■ DATA PROVIDED ■
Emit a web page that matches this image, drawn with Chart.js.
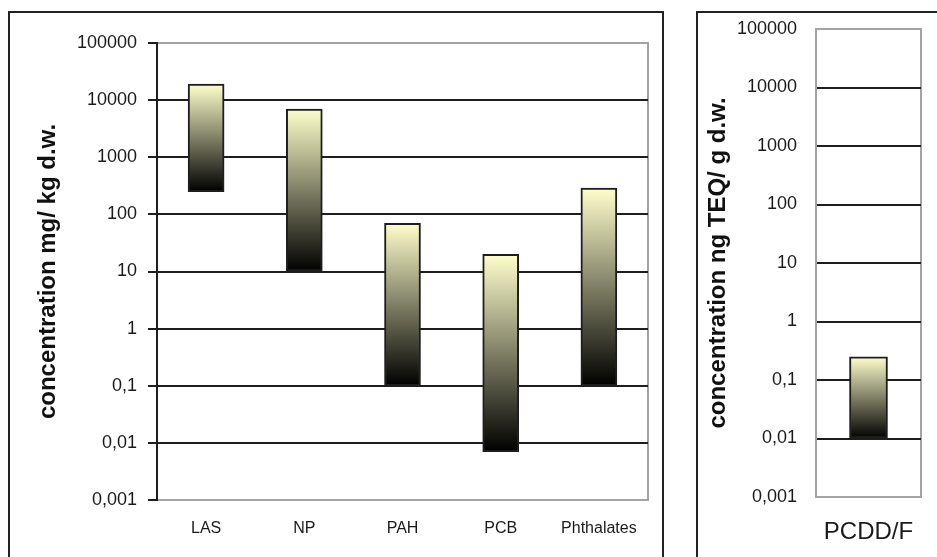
<!DOCTYPE html>
<html>
<head>
<meta charset="utf-8">
<title>Concentrations in sludge</title>
<script src="https://cdn.jsdelivr.net/npm/chart.js@4/dist/chart.umd.min.js"></script>
<style>
  body { margin: 0; background: #fff; width: 937px; height: 557px; overflow: hidden; position: relative; }
  .painel { position: absolute; box-sizing: border-box; border: 2px solid #222; background: #fff; }
  canvas { position: absolute; }
</style>
</head>
<body>
<div class="painel" style="left:8px;top:11px;width:656px;height:560px"></div>
<div class="painel" style="left:696px;top:11px;width:260px;height:560px"></div>
<canvas id="grafOrganicos" width="652" height="544" style="left:10px;top:13px"></canvas>
<canvas id="grafDioxinas" width="239" height="544" style="left:698px;top:13px"></canvas>
<script>
// faixas de concentração (min / max) por grupo de poluente
const categorias = ['LAS', 'NP', 'PAH', 'PCB', 'Phthalates']
const minimos = [250, 10, 0.1, 0.007, 0.1]
const maximos = [19000, 7000, 70, 20, 290]

const categoriaDioxinas = ['PCDD/F']
const minimoDioxinas = [0.01]
const maximoDioxinas = [0.25]

const valoresEixo = [0.001, 0.01, 0.1, 1, 10, 100, 1000, 10000, 100000]
const rotulosEixo = ['0,001', '0,01', '0,1', '1', '10', '100', '1000', '10000', '100000']

const FONTE = "'Liberation Sans', Arial, sans-serif"
const ESCURO = '#1e1e1e'
const CINZA = '#a3a3a3'

// barra clara no topo escurecendo até preto na base
function degrade(context) {
    const chart = context.chart
    if (!chart.chartArea || context.type !== 'data') return '#888'
    const y = chart.scales.y
    const [baixo, alto] = context.raw
    const g = chart.ctx.createLinearGradient(0, y.getPixelForValue(alto), 0, y.getPixelForValue(baixo))
    g.addColorStop(0, '#ffffcc')
    g.addColorStop(1, '#000000')
    return g
}

// contorno cinza da área de plotagem
const moldura = {
    id: 'moldura',
    beforeDraw(chart) {
        const { ctx, chartArea: a } = chart
        ctx.save()
        ctx.strokeStyle = CINZA
        ctx.lineWidth = 2
        ctx.strokeRect(a.left, a.top, a.right - a.left, a.bottom - a.top)
        ctx.restore()
    }
}

function corGrade(context) {
    const v = context.tick && context.tick.value
    return (v === valoresEixo[0] || v === valoresEixo[valoresEixo.length - 1]) ? CINZA : ESCURO
}

function eixoLog(titulo, recuoTitulo, largura, comMarcas, corBorda) {
    return {
        type: 'logarithmic',
        min: valoresEixo[0],
        max: valoresEixo[valoresEixo.length - 1],
        afterBuildTicks: s => { s.ticks = valoresEixo.map(v => ({ value: v })) },
        afterFit: s => { s.width = largura; s.paddingTop = 0; s.paddingBottom = 0 },
        ticks: {
            color: '#1a1a1a',
            font: { family: FONTE, size: 18 },
            padding: comMarcas ? 11 : 19,
            autoSkip: false,
            callback: (v, i) => rotulosEixo[i]
        },
        grid: {
            color: corGrade,
            lineWidth: 2,
            drawTicks: comMarcas,
            tickLength: 9,
            tickColor: ESCURO,
            tickWidth: 2
        },
        border: { color: corBorda, width: 2 },
        title: {
            display: true,
            text: titulo,
            color: '#111',
            font: { family: FONTE, size: 24, weight: 'bold' },
            padding: { top: recuoTitulo, bottom: 0 }
        }
    }
}

function eixoCategorias(tamanho, recuo, altura) {
    return {
        grid: { display: false, drawTicks: false },
        border: { display: false },
        ticks: { color: '#1a1a1a', font: { family: FONTE, size: tamanho }, padding: recuo },
        // sem folga extra para os rótulos: a área de plotagem fica fixa
        afterFit: s => { s.height = altura; s.paddingLeft = 0; s.paddingRight = 0 }
    }
}

function grafico(id, rotulos, baixos, altos, espessura, padding, eixoX, eixoY) {
    return new Chart(document.getElementById(id), {
        type: 'bar',
        data: {
            labels: rotulos,
            datasets: [{
                data: rotulos.map((r, i) => [baixos[i], altos[i]]),
                backgroundColor: degrade,
                borderColor: ESCURO,
                borderWidth: 2,
                borderSkipped: false,
                barThickness: espessura
            }]
        },
        options: {
            responsive: false,
            animation: false,
            layout: { padding },
            plugins: { legend: { display: false }, tooltip: { enabled: false } },
            scales: { x: eixoX, y: eixoY }
        },
        plugins: [moldura]
    })
}

grafico('grafOrganicos', categorias, minimos, maximos, 36,
    { left: 0, top: 30, right: 14, bottom: 0 },
    eixoCategorias(16, 19, 57),
    eixoLog('concentration mg/ kg d.w.', 24, 147, true, ESCURO))

grafico('grafDioxinas', categoriaDioxinas, minimoDioxinas, maximoDioxinas, 38,
    { left: 0, top: 16, right: 16, bottom: 0 },
    eixoCategorias(24, 21, 60),
    eixoLog('concentration ng TEQ/ g d.w.', 6, 118, false, CINZA))
</script>
</body>
</html>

■ PROBLEM ■
Without the pictures, copy the material exactly as given.

■ CORRECT OUTPUT ■
Emit a web page that matches this image, drawn with Chart.js.
<!DOCTYPE html>
<html>
<head>
<meta charset="utf-8">
<title>Concentrations in sludge</title>
<script src="https://cdn.jsdelivr.net/npm/chart.js@4/dist/chart.umd.min.js"></script>
<style>
  body { margin: 0; background: #fff; width: 937px; height: 557px; overflow: hidden; position: relative; }
  .painel { position: absolute; box-sizing: border-box; border: 2px solid #222; background: #fff; }
  canvas { position: absolute; }
</style>
</head>
<body>
<div class="painel" style="left:8px;top:11px;width:656px;height:560px"></div>
<div class="painel" style="left:696px;top:11px;width:260px;height:560px"></div>
<canvas id="grafOrganicos" width="652" height="544" style="left:10px;top:13px"></canvas>
<canvas id="grafDioxinas" width="239" height="544" style="left:698px;top:13px"></canvas>
<script>
// faixas de concentração (min / max) por grupo de poluente
const categorias = ['LAS', 'NP', 'PAH', 'PCB', 'Phthalates']
const minimos = [250, 10, 0.1, 0.007, 0.1]
const maximos = [19000, 7000, 70, 20, 290]

const categoriaDioxinas = ['PCDD/F']
const minimoDioxinas = [0.01]
const maximoDioxinas = [0.25]

const valoresEixo = [0.001, 0.01, 0.1, 1, 10, 100, 1000, 10000, 100000]
const rotulosEixo = ['0,001', '0,01', '0,1', '1', '10', '100', '1000', '10000', '100000']

const FONTE = "'Liberation Sans', Arial, sans-serif"
const ESCURO = '#1e1e1e'
const CINZA = '#a3a3a3'

// barra clara no topo escurecendo até preto na base
function degrade(context) {
    const chart = context.chart
    if (!chart.chartArea || context.type !== 'data') return '#888'
    const y = chart.scales.y
    const [baixo, alto] = context.raw
    const g = chart.ctx.createLinearGradient(0, y.getPixelForValue(alto), 0, y.getPixelForValue(baixo))
    g.addColorStop(0, '#ffffcc')
    g.addColorStop(1, '#000000')
    return g
}

// contorno cinza da área de plotagem
const moldura = {
    id: 'moldura',
    beforeDraw(chart) {
        const { ctx, chartArea: a } = chart
        ctx.save()
        ctx.strokeStyle = CINZA
        ctx.lineWidth = 2
        ctx.strokeRect(a.left, a.top, a.right - a.left, a.bottom - a.top)
        ctx.restore()
    }
}

function corGrade(context) {
    const v = context.tick && context.tick.value
    return (v === valoresEixo[0] || v === valoresEixo[valoresEixo.length - 1]) ? CINZA : ESCURO
}

function eixoLog(titulo, recuoTitulo, largura, comMarcas, corBorda) {
    return {
        type: 'logarithmic',
        min: valoresEixo[0],
        max: valoresEixo[valoresEixo.length - 1],
        afterBuildTicks: s => { s.ticks = valoresEixo.map(v => ({ value: v })) },
        afterFit: s => { s.width = largura; s.paddingTop = 0; s.paddingBottom = 0 },
        ticks: {
            color: '#1a1a1a',
            font: { family: FONTE, size: 18 },
            padding: comMarcas ? 11 : 19,
            autoSkip: false,
            callback: (v, i) => rotulosEixo[i]
        },
        grid: {
            color: corGrade,
            lineWidth: 2,
            drawTicks: comMarcas,
            tickLength: 9,
            tickColor: ESCURO,
            tickWidth: 2
        },
        border: { color: corBorda, width: 2 },
        title: {
            display: true,
            text: titulo,
            color: '#111',
            font: { family: FONTE, size: 24, weight: 'bold' },
            padding: { top: recuoTitulo, bottom: 0 }
        }
    }
}

function eixoCategorias(tamanho, recuo, altura) {
    return {
        grid: { display: false, drawTicks: false },
        border: { display: false },
        ticks: { color: '#1a1a1a', font: { family: FONTE, size: tamanho }, padding: recuo },
        // sem folga extra para os rótulos: a área de plotagem fica fixa
        afterFit: s => { s.height = altura; s.paddingLeft = 0; s.paddingRight = 0 }
    }
}

function grafico(id, rotulos, baixos, altos, espessura, padding, eixoX, eixoY) {
    return new Chart(document.getElementById(id), {
        type: 'bar',
        data: {
            labels: rotulos,
            datasets: [{
                data: rotulos.map((r, i) => [baixos[i], altos[i]]),
                backgroundColor: degrade,
                borderColor: ESCURO,
                borderWidth: 2,
                borderSkipped: false,
                barThickness: espessura
            }]
        },
        options: {
            responsive: false,
            animation: false,
            layout: { padding },
            plugins: { legend: { display: false }, tooltip: { enabled: false } },
            scales: { x: eixoX, y: eixoY }
        },
        plugins: [moldura]
    })
}

grafico('grafOrganicos', categorias, minimos, maximos, 36,
    { left: 0, top: 30, right: 14, bottom: 0 },
    eixoCategorias(16, 19, 57),
    eixoLog('concentration mg/ kg d.w.', 24, 147, true, ESCURO))

grafico('grafDioxinas', categoriaDioxinas, minimoDioxinas, maximoDioxinas, 38,
    { left: 0, top: 16, right: 16, bottom: 0 },
    eixoCategorias(24, 21, 60),
    eixoLog('concentration ng TEQ/ g d.w.', 6, 118, false, CINZA))
</script>
</body>
</html>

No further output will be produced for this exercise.